YOUR GOAL:
Please write out the lines of the data exactly, beginning with the first and ending with the line containing "temp_c = [40, 40, 210, 210, 300]"; leave the pictures behind.

⁂

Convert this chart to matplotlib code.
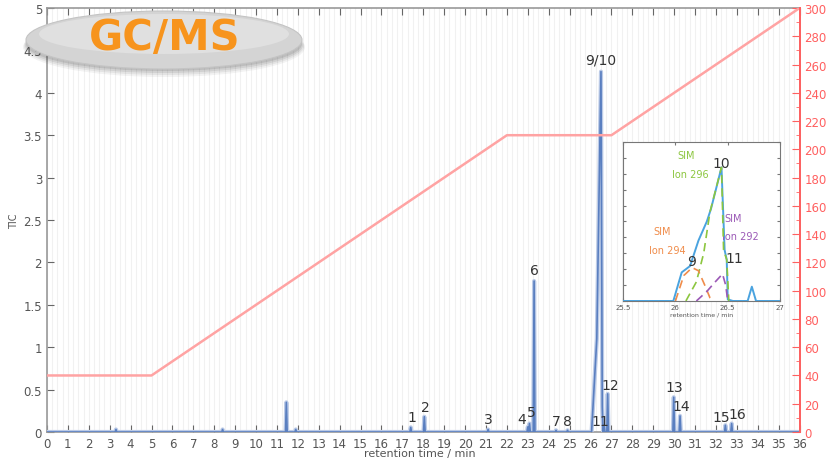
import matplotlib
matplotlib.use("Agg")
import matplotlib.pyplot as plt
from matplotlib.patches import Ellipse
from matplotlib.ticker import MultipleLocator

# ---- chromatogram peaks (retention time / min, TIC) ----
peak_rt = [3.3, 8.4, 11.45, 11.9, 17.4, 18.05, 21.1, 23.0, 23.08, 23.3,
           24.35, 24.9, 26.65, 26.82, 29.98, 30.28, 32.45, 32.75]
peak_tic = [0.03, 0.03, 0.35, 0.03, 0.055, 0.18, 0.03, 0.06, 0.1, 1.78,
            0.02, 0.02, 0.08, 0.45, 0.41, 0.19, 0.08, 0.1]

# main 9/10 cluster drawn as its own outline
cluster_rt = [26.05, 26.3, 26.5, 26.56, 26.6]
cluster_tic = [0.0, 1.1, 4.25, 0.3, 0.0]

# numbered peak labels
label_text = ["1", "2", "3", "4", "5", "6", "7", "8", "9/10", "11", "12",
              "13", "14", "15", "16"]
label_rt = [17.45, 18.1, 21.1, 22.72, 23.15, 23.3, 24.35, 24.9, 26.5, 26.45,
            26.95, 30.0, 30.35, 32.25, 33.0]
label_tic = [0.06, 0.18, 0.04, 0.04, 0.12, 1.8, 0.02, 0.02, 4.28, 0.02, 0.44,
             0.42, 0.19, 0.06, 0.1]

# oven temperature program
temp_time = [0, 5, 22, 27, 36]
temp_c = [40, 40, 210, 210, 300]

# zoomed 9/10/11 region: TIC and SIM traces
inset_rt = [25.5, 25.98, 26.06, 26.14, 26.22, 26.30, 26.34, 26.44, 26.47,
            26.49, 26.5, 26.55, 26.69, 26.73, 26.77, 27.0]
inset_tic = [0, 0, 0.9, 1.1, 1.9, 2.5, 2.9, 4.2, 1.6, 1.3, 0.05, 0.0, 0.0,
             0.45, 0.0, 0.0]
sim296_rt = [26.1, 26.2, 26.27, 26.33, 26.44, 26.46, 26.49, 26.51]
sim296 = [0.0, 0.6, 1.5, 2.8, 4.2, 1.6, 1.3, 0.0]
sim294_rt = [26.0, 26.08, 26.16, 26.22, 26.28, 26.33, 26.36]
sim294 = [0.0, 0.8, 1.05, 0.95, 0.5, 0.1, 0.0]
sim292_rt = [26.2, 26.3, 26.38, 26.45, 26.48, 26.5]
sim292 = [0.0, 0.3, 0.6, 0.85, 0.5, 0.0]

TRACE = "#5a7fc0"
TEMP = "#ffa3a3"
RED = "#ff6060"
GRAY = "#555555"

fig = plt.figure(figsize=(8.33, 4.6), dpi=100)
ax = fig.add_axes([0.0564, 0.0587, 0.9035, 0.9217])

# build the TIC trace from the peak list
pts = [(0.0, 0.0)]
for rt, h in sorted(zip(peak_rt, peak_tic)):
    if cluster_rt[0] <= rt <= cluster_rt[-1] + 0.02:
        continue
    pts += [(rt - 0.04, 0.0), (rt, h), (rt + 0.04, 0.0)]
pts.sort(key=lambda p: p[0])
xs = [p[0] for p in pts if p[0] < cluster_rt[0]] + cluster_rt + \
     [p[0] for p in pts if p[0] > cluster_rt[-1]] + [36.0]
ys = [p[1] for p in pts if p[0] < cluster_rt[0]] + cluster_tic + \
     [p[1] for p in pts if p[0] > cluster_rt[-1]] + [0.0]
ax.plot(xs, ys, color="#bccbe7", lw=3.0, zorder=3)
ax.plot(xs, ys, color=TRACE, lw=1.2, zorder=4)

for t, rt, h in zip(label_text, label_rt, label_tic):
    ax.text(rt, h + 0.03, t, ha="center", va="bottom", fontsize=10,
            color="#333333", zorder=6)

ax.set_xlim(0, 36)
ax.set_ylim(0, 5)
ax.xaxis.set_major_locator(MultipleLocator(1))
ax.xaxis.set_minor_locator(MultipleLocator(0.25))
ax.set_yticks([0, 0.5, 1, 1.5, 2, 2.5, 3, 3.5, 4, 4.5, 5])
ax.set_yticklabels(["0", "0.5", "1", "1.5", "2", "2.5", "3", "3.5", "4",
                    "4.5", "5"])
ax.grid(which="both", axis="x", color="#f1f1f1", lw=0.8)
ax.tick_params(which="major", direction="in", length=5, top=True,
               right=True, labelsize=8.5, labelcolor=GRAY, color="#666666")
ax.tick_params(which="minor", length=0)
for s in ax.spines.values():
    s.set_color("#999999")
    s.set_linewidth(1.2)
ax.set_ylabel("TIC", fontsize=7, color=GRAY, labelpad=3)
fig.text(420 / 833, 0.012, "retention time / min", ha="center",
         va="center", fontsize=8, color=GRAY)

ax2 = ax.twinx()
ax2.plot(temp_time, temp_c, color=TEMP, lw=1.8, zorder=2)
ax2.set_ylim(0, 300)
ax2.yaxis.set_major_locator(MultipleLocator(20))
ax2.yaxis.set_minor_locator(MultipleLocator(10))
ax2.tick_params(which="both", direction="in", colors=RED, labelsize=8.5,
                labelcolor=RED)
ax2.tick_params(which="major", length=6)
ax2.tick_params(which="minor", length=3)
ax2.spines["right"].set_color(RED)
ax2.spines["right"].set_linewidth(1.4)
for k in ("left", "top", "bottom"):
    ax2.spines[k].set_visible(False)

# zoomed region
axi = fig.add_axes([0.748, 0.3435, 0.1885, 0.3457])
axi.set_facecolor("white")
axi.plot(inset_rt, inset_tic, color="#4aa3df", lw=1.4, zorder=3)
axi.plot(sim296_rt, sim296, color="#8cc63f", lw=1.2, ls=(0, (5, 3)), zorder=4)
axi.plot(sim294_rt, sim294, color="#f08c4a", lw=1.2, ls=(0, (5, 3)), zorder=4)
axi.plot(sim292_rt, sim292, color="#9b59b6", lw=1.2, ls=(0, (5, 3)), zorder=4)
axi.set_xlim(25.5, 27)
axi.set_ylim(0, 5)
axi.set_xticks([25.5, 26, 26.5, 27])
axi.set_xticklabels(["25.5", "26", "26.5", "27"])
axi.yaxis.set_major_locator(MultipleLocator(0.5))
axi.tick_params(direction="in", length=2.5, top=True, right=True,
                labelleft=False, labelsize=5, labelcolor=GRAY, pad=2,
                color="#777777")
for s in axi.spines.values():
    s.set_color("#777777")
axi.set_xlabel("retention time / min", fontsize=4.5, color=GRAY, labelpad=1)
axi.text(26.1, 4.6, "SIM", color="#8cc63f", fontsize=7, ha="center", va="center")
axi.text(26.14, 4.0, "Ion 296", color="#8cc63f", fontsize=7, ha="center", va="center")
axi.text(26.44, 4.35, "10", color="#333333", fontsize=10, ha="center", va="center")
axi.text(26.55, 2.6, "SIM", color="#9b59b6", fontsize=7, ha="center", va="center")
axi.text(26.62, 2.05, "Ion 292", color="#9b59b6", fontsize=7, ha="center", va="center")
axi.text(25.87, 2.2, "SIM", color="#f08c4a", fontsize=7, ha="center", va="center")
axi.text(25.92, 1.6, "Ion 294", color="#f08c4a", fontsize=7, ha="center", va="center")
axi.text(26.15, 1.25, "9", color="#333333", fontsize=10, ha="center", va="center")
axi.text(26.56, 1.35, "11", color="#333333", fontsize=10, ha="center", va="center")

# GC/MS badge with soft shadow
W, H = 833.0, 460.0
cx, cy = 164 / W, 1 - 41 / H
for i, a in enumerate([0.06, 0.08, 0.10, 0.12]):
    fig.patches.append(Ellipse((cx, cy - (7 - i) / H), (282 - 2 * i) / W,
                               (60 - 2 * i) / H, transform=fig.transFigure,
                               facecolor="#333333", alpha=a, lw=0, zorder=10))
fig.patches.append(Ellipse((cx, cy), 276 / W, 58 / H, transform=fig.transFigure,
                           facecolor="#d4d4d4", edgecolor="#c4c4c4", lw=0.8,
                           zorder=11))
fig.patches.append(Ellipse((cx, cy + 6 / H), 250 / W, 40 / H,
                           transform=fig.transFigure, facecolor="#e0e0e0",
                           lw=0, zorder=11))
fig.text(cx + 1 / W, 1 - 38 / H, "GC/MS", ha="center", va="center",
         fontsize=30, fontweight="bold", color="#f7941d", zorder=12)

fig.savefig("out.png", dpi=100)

⁂

RESPONSE TO THIS EXERCISE:
Convert this chart to matplotlib code.
import matplotlib
matplotlib.use("Agg")
import matplotlib.pyplot as plt
from matplotlib.patches import Ellipse
from matplotlib.ticker import MultipleLocator

# ---- chromatogram peaks (retention time / min, TIC) ----
peak_rt = [3.3, 8.4, 11.45, 11.9, 17.4, 18.05, 21.1, 23.0, 23.08, 23.3,
           24.35, 24.9, 26.65, 26.82, 29.98, 30.28, 32.45, 32.75]
peak_tic = [0.03, 0.03, 0.35, 0.03, 0.055, 0.18, 0.03, 0.06, 0.1, 1.78,
            0.02, 0.02, 0.08, 0.45, 0.41, 0.19, 0.08, 0.1]

# main 9/10 cluster drawn as its own outline
cluster_rt = [26.05, 26.3, 26.5, 26.56, 26.6]
cluster_tic = [0.0, 1.1, 4.25, 0.3, 0.0]

# numbered peak labels
label_text = ["1", "2", "3", "4", "5", "6", "7", "8", "9/10", "11", "12",
              "13", "14", "15", "16"]
label_rt = [17.45, 18.1, 21.1, 22.72, 23.15, 23.3, 24.35, 24.9, 26.5, 26.45,
            26.95, 30.0, 30.35, 32.25, 33.0]
label_tic = [0.06, 0.18, 0.04, 0.04, 0.12, 1.8, 0.02, 0.02, 4.28, 0.02, 0.44,
             0.42, 0.19, 0.06, 0.1]

# oven temperature program
temp_time = [0, 5, 22, 27, 36]
temp_c = [40, 40, 210, 210, 300]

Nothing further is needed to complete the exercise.